Chip’s Tips: The Power of Investing Early
Let’s imagine a pair of twins—Joe and Bill, both born on January 1, 2002.
Joe: The Early Saver
On his 18th birthday, Joe opens a Roth IRA and contributes $7,000 each year for just four years—at ages 18, 19, 20, and 21.
Then he stops. He never adds another penny to the account.
Bill: The Late Bloomer
Bill waits until age 32 to begin saving—after getting more established in his career. From age 32 to 65, he contributes $7,000 every year for 33 straight years.

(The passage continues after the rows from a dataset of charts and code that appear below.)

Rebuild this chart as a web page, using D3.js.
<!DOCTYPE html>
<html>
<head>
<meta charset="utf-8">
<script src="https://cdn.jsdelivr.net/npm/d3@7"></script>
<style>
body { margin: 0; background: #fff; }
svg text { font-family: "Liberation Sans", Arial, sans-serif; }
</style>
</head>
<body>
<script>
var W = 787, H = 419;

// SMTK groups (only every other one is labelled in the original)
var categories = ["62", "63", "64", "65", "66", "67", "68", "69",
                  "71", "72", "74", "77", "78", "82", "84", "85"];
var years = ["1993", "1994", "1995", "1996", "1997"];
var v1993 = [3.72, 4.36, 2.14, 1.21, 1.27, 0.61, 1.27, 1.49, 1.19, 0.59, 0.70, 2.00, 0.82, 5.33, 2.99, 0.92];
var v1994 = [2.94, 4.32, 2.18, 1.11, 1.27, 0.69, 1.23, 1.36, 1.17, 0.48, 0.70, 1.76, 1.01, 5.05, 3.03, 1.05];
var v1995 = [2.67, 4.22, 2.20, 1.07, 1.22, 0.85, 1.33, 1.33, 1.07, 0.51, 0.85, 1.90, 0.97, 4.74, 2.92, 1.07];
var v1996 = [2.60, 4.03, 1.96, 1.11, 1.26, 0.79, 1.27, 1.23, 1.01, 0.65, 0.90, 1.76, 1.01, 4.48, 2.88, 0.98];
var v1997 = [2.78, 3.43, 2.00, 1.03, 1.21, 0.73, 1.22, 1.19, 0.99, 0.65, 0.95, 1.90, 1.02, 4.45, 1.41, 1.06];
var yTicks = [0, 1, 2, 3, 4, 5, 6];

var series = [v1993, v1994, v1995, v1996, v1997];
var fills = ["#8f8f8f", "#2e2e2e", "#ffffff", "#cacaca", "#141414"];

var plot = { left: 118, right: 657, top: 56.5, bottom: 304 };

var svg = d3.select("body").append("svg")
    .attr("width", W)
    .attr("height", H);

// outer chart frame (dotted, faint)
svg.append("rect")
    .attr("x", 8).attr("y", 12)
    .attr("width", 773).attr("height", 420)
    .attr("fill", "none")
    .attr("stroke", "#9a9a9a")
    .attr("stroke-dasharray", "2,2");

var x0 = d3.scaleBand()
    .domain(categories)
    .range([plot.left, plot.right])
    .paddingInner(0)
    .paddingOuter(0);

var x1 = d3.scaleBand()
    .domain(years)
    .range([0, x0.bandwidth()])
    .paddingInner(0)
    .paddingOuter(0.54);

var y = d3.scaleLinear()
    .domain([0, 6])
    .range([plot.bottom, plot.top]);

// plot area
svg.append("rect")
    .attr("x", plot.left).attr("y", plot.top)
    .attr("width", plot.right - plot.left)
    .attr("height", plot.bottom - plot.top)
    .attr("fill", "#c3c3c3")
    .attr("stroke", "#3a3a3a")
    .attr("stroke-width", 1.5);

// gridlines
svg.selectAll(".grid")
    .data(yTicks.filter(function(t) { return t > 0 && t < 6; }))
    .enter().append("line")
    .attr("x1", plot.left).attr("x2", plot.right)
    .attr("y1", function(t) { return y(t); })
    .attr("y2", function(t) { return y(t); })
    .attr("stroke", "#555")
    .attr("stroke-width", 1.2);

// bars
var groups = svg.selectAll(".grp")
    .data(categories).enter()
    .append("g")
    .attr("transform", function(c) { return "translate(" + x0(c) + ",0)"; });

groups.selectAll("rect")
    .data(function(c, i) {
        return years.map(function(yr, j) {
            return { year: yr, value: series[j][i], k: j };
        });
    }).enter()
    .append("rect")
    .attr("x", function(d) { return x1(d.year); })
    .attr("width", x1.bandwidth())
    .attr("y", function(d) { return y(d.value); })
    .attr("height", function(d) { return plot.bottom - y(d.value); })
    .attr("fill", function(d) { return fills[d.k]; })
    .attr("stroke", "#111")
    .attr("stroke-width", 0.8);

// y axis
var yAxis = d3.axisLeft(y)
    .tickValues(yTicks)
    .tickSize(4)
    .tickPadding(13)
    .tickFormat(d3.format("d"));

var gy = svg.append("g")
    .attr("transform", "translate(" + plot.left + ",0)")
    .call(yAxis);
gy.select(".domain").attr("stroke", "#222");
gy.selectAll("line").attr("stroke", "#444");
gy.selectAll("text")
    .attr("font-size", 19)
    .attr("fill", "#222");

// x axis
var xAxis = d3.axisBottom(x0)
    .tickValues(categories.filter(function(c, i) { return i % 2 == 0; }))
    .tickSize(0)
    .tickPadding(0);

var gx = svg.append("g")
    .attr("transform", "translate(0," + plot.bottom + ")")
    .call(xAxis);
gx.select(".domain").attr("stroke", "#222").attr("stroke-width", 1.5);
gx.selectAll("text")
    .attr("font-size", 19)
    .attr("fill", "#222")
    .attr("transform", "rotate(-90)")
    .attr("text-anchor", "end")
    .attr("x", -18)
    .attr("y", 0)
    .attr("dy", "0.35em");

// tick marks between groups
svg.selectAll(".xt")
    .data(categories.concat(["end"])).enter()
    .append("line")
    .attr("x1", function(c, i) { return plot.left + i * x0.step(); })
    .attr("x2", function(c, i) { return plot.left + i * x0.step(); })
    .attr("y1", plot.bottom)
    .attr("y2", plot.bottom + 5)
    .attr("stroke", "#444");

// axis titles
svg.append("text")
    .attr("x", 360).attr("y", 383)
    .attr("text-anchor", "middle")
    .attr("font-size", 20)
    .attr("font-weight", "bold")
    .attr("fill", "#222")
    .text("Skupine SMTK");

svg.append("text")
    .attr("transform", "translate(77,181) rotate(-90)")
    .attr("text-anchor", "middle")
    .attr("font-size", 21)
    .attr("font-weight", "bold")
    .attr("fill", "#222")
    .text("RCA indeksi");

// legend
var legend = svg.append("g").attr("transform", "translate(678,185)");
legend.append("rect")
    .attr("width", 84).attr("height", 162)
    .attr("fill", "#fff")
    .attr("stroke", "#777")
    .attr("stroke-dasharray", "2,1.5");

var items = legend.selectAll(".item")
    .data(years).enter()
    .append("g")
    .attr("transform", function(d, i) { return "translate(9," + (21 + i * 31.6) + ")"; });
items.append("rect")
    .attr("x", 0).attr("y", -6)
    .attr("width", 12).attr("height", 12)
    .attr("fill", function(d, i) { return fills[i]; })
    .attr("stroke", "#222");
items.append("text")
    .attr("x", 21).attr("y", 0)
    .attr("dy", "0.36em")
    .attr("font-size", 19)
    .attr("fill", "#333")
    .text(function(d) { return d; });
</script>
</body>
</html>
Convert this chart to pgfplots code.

Same Investment, Same Return
Both brothers invest in the same mutual fund, earning a consistent 8% annual return.
What Happened by Age 65?
Despite Joe saving for only 4 years and Bill saving for 33, the results may surprise you:
Saver | Total Contributed | Value at Age 65 |
Joe | $28,000 | $1,213,751.00 |
Bill | $231,000 | $1,110,386.69 |
The Lesson?
Time matters more than the amount.
Joe's early start allowed compound interest to work its magic for over four decades, turning his modest contributions into over $1.2 million—beating Bill, who saved over 8x more but started 14 years later.
Start early. Save what you can. Let time do the heavy lifting.
Investment outcomes depend on market conditions and actual results may differ. This is a hypothetical scenario and not a guarantee of future results.